To make the circular discs I used a glass but a cookie cutter would work famously as well. Be sure to SEAL the dough discs well. Otherwise they’ll fall apart during boiling and you’ll have a literal hot mess on your  hands ; )

I can’t wait to share more recipes from Friuli with you but in the meantime be sure to give this Cjalsons a whirl ; )

Baci!

Print This Recipe

Cjalsòns Krofin di Timau {Agnolotti di Timau – Original Typical Recipe}
Adapted from Gianni Cossetti

What you’ll need:
Dough:
250 gr flour
1/2 cup lukewarm water {more if necessary}
pinch of salt
1 egg – beaten

Filling:
300 gr potatoes – peeled and diced
1 small onion – minced
1 small lemon – zested
50 g butter
20 g ground cinnamon
100 g raisins
100 g sugar
pinch of salt and pepper
1 tablespoon fresh mint – chopped

Dressing:
80 g butter
100 g smoked ricotta

What to do:
1. To make the dough, into the bowl of your stand mixer, add flour, salt and water. With the paddle attachment. Mix until it forms into a ball {add more water if necessary}. Cover bowl with a kitchen towel and let it rest for about 20 minutes.

2. WHILE the dough is resting, make the filling. Into a medium size pot, add potatoes and enough water to cover potatoes. Bring to a boil. Cook potatoes until fork tender. Drain potatoes. Mash them. Set aside.  

3. Into a saute pan, add butter and melt over medium heat. Add onion and sauté. Add lemon zest, raisins, sugar, mint, cinnamon. Stir to combine. Season with salt and pepper. Add mixture to mashed potatoes. Stir to combine. Set aside.

4. {to use for boiling Cjalsons} Place a large pot of water onto boil. Season generously with salt.

5. Onto a lightly floured surface, roll out the dough with a rolling pin until they are fairly thin {but not so thin that they will tear}, cut discs to a diameter of 7 cm. On each disc put a teaspoon of filling.  Brush the edges of the dough discs with well beaten egg. Fold them in half and seal them by pressing the edges well.
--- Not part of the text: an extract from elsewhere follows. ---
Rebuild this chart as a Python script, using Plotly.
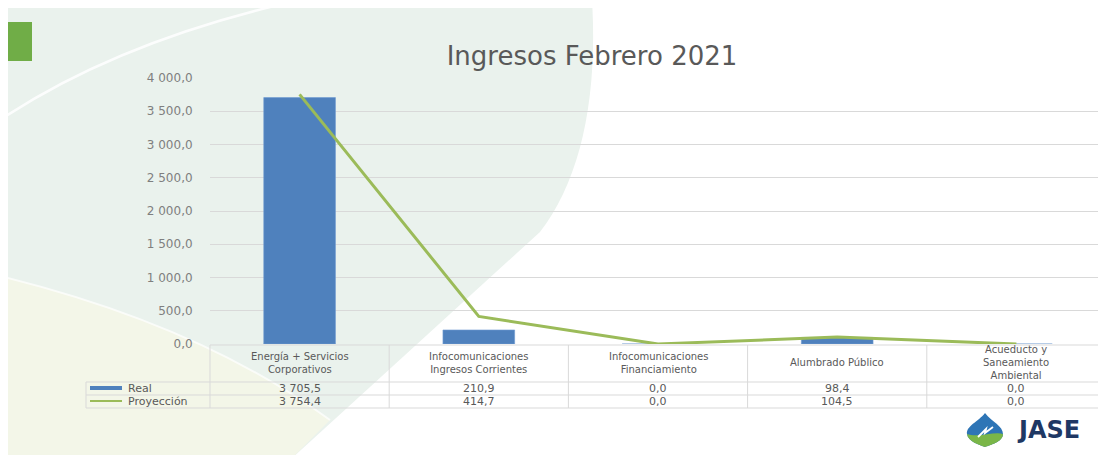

5. Place the Cjalsons into boiling water. Remove them with a slotted spoon when they come to the surface.

6. WHILE the Cjalsons are boiling, melt butter into a saute pan. Transfer cooked Cjalsons to pan and toss with melted butter, grated cheese, a pinch of cinnamon and a little bit of sugar.

Buon Appetito

18 Comments

  1. 1

    WOW – this looks glorious!

  2. 2

    as always this looks incredible and i MUST try them!

  3. 3

    I have never heard of Cjalsòns, but they sound amazing. Kind of pierogie, dumpling, ravioli kind of deal. Great combo of flavors!

  4. 4

    Fantabulous!! Gorgeous! And how wonderful that 40 women answered the call. That’s exciting. Glad you were able to be a part of a connection back to your beloved Italy. ox

  5. 5

    Looks amazing, Paula!

  6. 7

    First of all, it’s really cool that Cosetti decided to do that blog event – sounds like it probably had a lot of fantastic ‘cjalsons’!

    And yes, that is the first time I have ever typed that word, and hopefully not the last. I must try this!

  7. 8

    Ho bisogno di Cjalsons Krofin di Timau! Paula, these look incredible, and being agrodolce makes them all that much more crave-worthy in my book. Can’t wait to try them – thanks for sharing!

  8. 9

    Okay, this is a new dish for me and I am intrigued to try it. My mind is reeling with all of the possible variations!

  9. 10

    A most interesting combination of flavors. The photos are stunning and beckoning me to try this.

  10. 11

    Learn something new everyday! Thanks for sharing this. Love that contest. Nothing like drawing out all those recipes!

  11. 12

    I haven’t heard of these before, but they sound and look fantastic!

  12. 13

    This looks fantastic. I will have to try these this weekend. The kids will gobble them up:)

  13. 14

    Thanks Paula.
    You really interpret well the spirit of Friuli and Cjalsons :)

  14. 15

    smoked ricotta? I have never tried that before.

  15. 16

    That looks fantastic. Wow. Isn’t Lidia from Friuli? I just read a few recipes by her in Bon Appetit and fell in love. She keeps all her recipes regional so this MUST be good too!

  16. 17

    That looks great. I love the recipe.

  17. 18

    I live in FVG & I’ve never heard of these! I must find some ASAP!